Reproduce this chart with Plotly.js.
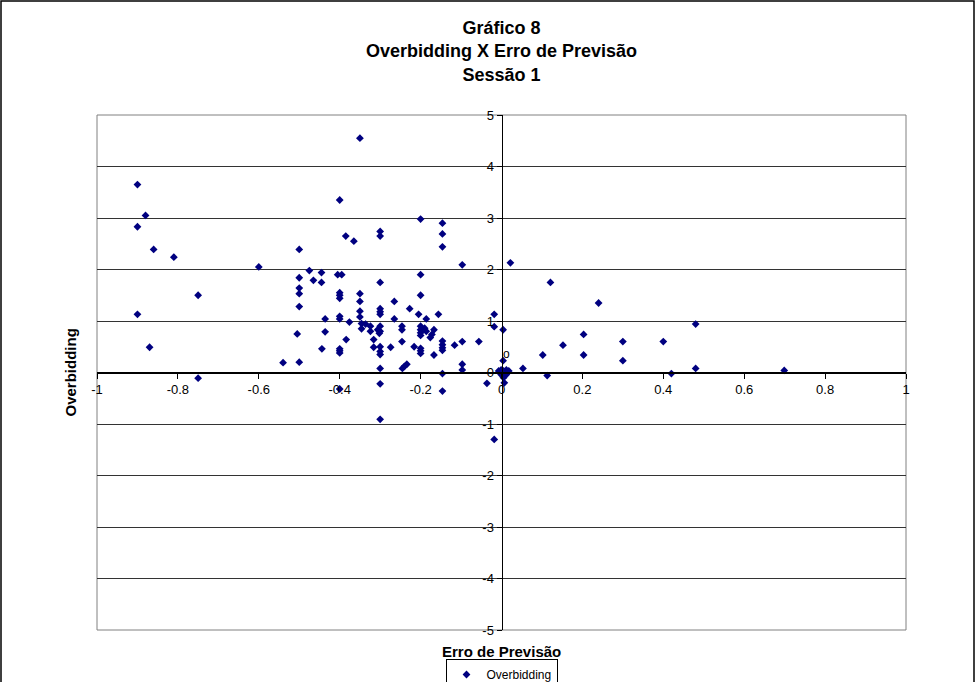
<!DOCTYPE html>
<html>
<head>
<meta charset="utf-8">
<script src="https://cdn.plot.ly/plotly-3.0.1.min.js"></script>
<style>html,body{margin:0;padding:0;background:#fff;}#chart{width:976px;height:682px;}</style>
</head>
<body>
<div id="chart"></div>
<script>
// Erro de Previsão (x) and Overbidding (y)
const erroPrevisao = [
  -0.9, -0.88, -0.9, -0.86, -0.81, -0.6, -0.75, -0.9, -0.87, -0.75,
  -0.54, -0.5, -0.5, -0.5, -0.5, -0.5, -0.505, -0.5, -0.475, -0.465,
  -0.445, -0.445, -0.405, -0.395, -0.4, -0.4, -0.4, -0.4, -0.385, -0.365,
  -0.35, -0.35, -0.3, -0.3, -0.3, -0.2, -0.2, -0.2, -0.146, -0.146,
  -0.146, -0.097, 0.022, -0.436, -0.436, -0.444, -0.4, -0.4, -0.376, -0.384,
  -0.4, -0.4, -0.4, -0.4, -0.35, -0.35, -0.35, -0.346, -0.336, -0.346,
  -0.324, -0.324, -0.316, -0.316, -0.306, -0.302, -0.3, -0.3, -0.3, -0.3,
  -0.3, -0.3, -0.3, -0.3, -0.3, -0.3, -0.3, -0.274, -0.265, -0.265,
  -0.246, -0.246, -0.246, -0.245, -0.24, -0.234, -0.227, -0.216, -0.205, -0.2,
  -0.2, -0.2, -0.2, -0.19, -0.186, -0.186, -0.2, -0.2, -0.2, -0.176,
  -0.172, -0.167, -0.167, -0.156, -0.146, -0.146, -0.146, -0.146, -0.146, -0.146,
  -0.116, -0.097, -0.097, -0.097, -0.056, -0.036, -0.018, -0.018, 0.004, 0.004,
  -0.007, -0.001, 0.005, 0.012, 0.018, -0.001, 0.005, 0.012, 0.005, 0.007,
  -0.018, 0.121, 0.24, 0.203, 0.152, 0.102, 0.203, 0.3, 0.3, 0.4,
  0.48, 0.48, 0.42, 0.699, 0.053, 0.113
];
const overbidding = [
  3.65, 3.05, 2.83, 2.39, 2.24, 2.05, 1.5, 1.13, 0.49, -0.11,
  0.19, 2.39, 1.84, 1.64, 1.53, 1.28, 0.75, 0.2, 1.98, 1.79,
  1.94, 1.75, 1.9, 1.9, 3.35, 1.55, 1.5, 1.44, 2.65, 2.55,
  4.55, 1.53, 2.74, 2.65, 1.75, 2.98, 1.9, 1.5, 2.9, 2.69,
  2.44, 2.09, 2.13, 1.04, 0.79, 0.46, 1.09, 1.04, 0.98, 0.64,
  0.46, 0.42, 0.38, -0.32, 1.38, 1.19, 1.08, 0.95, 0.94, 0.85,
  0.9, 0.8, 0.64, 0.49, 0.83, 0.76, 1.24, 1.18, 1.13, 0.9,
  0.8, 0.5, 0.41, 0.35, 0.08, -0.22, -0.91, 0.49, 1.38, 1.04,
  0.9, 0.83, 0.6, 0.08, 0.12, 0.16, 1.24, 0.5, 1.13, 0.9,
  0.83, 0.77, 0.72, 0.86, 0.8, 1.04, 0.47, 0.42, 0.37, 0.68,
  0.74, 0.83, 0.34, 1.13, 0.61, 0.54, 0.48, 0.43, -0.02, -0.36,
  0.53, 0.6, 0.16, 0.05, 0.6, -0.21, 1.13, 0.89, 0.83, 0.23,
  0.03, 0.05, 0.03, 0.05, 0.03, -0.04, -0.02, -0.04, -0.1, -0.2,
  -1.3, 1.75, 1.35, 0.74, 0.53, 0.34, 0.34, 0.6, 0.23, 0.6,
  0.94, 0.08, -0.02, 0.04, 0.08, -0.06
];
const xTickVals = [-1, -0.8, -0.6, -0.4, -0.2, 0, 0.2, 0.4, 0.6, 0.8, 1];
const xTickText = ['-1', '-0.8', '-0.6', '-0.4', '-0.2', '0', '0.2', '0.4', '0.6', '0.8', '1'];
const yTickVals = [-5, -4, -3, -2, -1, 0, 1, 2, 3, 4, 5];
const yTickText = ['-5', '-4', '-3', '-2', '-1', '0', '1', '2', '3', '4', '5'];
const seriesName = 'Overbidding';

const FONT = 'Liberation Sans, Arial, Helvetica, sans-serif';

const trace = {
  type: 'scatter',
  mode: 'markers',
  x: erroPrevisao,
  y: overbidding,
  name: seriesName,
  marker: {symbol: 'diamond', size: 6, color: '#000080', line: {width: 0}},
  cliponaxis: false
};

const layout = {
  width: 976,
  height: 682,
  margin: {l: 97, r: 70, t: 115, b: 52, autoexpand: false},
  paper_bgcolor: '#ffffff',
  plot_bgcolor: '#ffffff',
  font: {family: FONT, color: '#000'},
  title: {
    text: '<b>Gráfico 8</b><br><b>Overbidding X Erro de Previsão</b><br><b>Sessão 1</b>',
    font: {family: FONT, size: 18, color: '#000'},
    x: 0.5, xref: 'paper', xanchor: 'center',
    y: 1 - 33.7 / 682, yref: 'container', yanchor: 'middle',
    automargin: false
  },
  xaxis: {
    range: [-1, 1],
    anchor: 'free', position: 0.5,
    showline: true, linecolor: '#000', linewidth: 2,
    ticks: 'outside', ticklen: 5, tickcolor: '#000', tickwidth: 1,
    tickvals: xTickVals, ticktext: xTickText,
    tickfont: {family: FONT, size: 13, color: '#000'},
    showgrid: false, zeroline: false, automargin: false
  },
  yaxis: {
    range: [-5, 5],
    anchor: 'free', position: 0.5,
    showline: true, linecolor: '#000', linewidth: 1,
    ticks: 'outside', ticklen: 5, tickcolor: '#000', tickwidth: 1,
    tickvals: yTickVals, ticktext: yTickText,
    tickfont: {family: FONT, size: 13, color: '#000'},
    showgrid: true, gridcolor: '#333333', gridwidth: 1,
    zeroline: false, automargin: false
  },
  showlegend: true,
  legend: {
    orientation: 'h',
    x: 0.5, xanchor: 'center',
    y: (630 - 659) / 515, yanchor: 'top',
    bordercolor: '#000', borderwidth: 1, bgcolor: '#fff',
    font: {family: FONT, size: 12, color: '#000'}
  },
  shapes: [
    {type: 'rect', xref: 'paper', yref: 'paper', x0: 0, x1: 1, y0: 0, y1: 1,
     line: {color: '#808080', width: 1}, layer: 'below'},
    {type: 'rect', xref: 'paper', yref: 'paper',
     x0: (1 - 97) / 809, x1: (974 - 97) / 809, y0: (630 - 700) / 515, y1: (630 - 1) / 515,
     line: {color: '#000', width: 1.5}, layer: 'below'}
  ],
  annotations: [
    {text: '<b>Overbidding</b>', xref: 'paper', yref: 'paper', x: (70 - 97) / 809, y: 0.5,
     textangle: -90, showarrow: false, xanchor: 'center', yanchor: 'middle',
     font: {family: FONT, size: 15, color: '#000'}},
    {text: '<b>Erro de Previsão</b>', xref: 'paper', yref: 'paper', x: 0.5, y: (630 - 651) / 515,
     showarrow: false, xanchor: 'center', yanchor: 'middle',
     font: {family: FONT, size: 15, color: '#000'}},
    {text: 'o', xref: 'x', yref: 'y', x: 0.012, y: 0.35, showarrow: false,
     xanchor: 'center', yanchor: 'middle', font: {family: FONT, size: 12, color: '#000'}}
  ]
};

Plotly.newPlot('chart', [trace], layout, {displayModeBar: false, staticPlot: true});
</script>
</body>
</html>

+---+

§ WHAT TO PRODUCE:
Reproduce the material above in full, exactly, with no images.

§ EXERCISE RESULT:
Reproduce this chart with Plotly.js.
<!DOCTYPE html>
<html>
<head>
<meta charset="utf-8">
<script src="https://cdn.plot.ly/plotly-3.0.1.min.js"></script>
<style>html,body{margin:0;padding:0;background:#fff;}#chart{width:976px;height:682px;}</style>
</head>
<body>
<div id="chart"></div>
<script>
// Erro de Previsão (x) and Overbidding (y)
const erroPrevisao = [
  -0.9, -0.88, -0.9, -0.86, -0.81, -0.6, -0.75, -0.9, -0.87, -0.75,
  -0.54, -0.5, -0.5, -0.5, -0.5, -0.5, -0.505, -0.5, -0.475, -0.465,
  -0.445, -0.445, -0.405, -0.395, -0.4, -0.4, -0.4, -0.4, -0.385, -0.365,
  -0.35, -0.35, -0.3, -0.3, -0.3, -0.2, -0.2, -0.2, -0.146, -0.146,
  -0.146, -0.097, 0.022, -0.436, -0.436, -0.444, -0.4, -0.4, -0.376, -0.384,
  -0.4, -0.4, -0.4, -0.4, -0.35, -0.35, -0.35, -0.346, -0.336, -0.346,
  -0.324, -0.324, -0.316, -0.316, -0.306, -0.302, -0.3, -0.3, -0.3, -0.3,
  -0.3, -0.3, -0.3, -0.3, -0.3, -0.3, -0.3, -0.274, -0.265, -0.265,
  -0.246, -0.246, -0.246, -0.245, -0.24, -0.234, -0.227, -0.216, -0.205, -0.2,
  -0.2, -0.2, -0.2, -0.19, -0.186, -0.186, -0.2, -0.2, -0.2, -0.176,
  -0.172, -0.167, -0.167, -0.156, -0.146, -0.146, -0.146, -0.146, -0.146, -0.146,
  -0.116, -0.097, -0.097, -0.097, -0.056, -0.036, -0.018, -0.018, 0.004, 0.004,
  -0.007, -0.001, 0.005, 0.012, 0.018, -0.001, 0.005, 0.012, 0.005, 0.007,
  -0.018, 0.121, 0.24, 0.203, 0.152, 0.102, 0.203, 0.3, 0.3, 0.4,
  0.48, 0.48, 0.42, 0.699, 0.053, 0.113
];
const overbidding = [
  3.65, 3.05, 2.83, 2.39, 2.24, 2.05, 1.5, 1.13, 0.49, -0.11,
  0.19, 2.39, 1.84, 1.64, 1.53, 1.28, 0.75, 0.2, 1.98, 1.79,
  1.94, 1.75, 1.9, 1.9, 3.35, 1.55, 1.5, 1.44, 2.65, 2.55,
  4.55, 1.53, 2.74, 2.65, 1.75, 2.98, 1.9, 1.5, 2.9, 2.69,
  2.44, 2.09, 2.13, 1.04, 0.79, 0.46, 1.09, 1.04, 0.98, 0.64,
  0.46, 0.42, 0.38, -0.32, 1.38, 1.19, 1.08, 0.95, 0.94, 0.85,
  0.9, 0.8, 0.64, 0.49, 0.83, 0.76, 1.24, 1.18, 1.13, 0.9,
  0.8, 0.5, 0.41, 0.35, 0.08, -0.22, -0.91, 0.49, 1.38, 1.04,
  0.9, 0.83, 0.6, 0.08, 0.12, 0.16, 1.24, 0.5, 1.13, 0.9,
  0.83, 0.77, 0.72, 0.86, 0.8, 1.04, 0.47, 0.42, 0.37, 0.68,
  0.74, 0.83, 0.34, 1.13, 0.61, 0.54, 0.48, 0.43, -0.02, -0.36,
  0.53, 0.6, 0.16, 0.05, 0.6, -0.21, 1.13, 0.89, 0.83, 0.23,
  0.03, 0.05, 0.03, 0.05, 0.03, -0.04, -0.02, -0.04, -0.1, -0.2,
  -1.3, 1.75, 1.35, 0.74, 0.53, 0.34, 0.34, 0.6, 0.23, 0.6,
  0.94, 0.08, -0.02, 0.04, 0.08, -0.06
];
const xTickVals = [-1, -0.8, -0.6, -0.4, -0.2, 0, 0.2, 0.4, 0.6, 0.8, 1];
const xTickText = ['-1', '-0.8', '-0.6', '-0.4', '-0.2', '0', '0.2', '0.4', '0.6', '0.8', '1'];
const yTickVals = [-5, -4, -3, -2, -1, 0, 1, 2, 3, 4, 5];
const yTickText = ['-5', '-4', '-3', '-2', '-1', '0', '1', '2', '3', '4', '5'];
const seriesName = 'Overbidding';

const FONT = 'Liberation Sans, Arial, Helvetica, sans-serif';

const trace = {
  type: 'scatter',
  mode: 'markers',
  x: erroPrevisao,
  y: overbidding,
  name: seriesName,
  marker: {symbol: 'diamond', size: 6, color: '#000080', line: {width: 0}},
  cliponaxis: false
};

const layout = {
  width: 976,
  height: 682,
  margin: {l: 97, r: 70, t: 115, b: 52, autoexpand: false},
  paper_bgcolor: '#ffffff',
  plot_bgcolor: '#ffffff',
  font: {family: FONT, color: '#000'},
  title: {
    text: '<b>Gráfico 8</b><br><b>Overbidding X Erro de Previsão</b><br><b>Sessão 1</b>',
    font: {family: FONT, size: 18, color: '#000'},
    x: 0.5, xref: 'paper', xanchor: 'center',
    y: 1 - 33.7 / 682, yref: 'container', yanchor: 'middle',
    automargin: false
  },
  xaxis: {
    range: [-1, 1],
    anchor: 'free', position: 0.5,
    showline: true, linecolor: '#000', linewidth: 2,
    ticks: 'outside', ticklen: 5, tickcolor: '#000', tickwidth: 1,
    tickvals: xTickVals, ticktext: xTickText,
    tickfont: {family: FONT, size: 13, color: '#000'},
    showgrid: false, zeroline: false, automargin: false
  },
  yaxis: {
    range: [-5, 5],
    anchor: 'free', position: 0.5,
    showline: true, linecolor: '#000', linewidth: 1,
    ticks: 'outside', ticklen: 5, tickcolor: '#000', tickwidth: 1,
    tickvals: yTickVals, ticktext: yTickText,
    tickfont: {family: FONT, size: 13, color: '#000'},
    showgrid: true, gridcolor: '#333333', gridwidth: 1,
    zeroline: false, automargin: false
  },
  showlegend: true,
  legend: {
    orientation: 'h',
    x: 0.5, xanchor: 'center',
    y: (630 - 659) / 515, yanchor: 'top',
    bordercolor: '#000', borderwidth: 1, bgcolor: '#fff',
    font: {family: FONT, size: 12, color: '#000'}
  },
  shapes: [
    {type: 'rect', xref: 'paper', yref: 'paper', x0: 0, x1: 1, y0: 0, y1: 1,
     line: {color: '#808080', width: 1}, layer: 'below'},
    {type: 'rect', xref: 'paper', yref: 'paper',
     x0: (1 - 97) / 809, x1: (974 - 97) / 809, y0: (630 - 700) / 515, y1: (630 - 1) / 515,
     line: {color: '#000', width: 1.5}, layer: 'below'}
  ],
  annotations: [
    {text: '<b>Overbidding</b>', xref: 'paper', yref: 'paper', x: (70 - 97) / 809, y: 0.5,
     textangle: -90, showarrow: false, xanchor: 'center', yanchor: 'middle',
     font: {family: FONT, size: 15, color: '#000'}},
    {text: '<b>Erro de Previsão</b>', xref: 'paper', yref: 'paper', x: 0.5, y: (630 - 651) / 515,
     showarrow: false, xanchor: 'center', yanchor: 'middle',
     font: {family: FONT, size: 15, color: '#000'}},
    {text: 'o', xref: 'x', yref: 'y', x: 0.012, y: 0.35, showarrow: false,
     xanchor: 'center', yanchor: 'middle', font: {family: FONT, size: 12, color: '#000'}}
  ]
};

Plotly.newPlot('chart', [trace], layout, {displayModeBar: false, staticPlot: true});
</script>
</body>
</html>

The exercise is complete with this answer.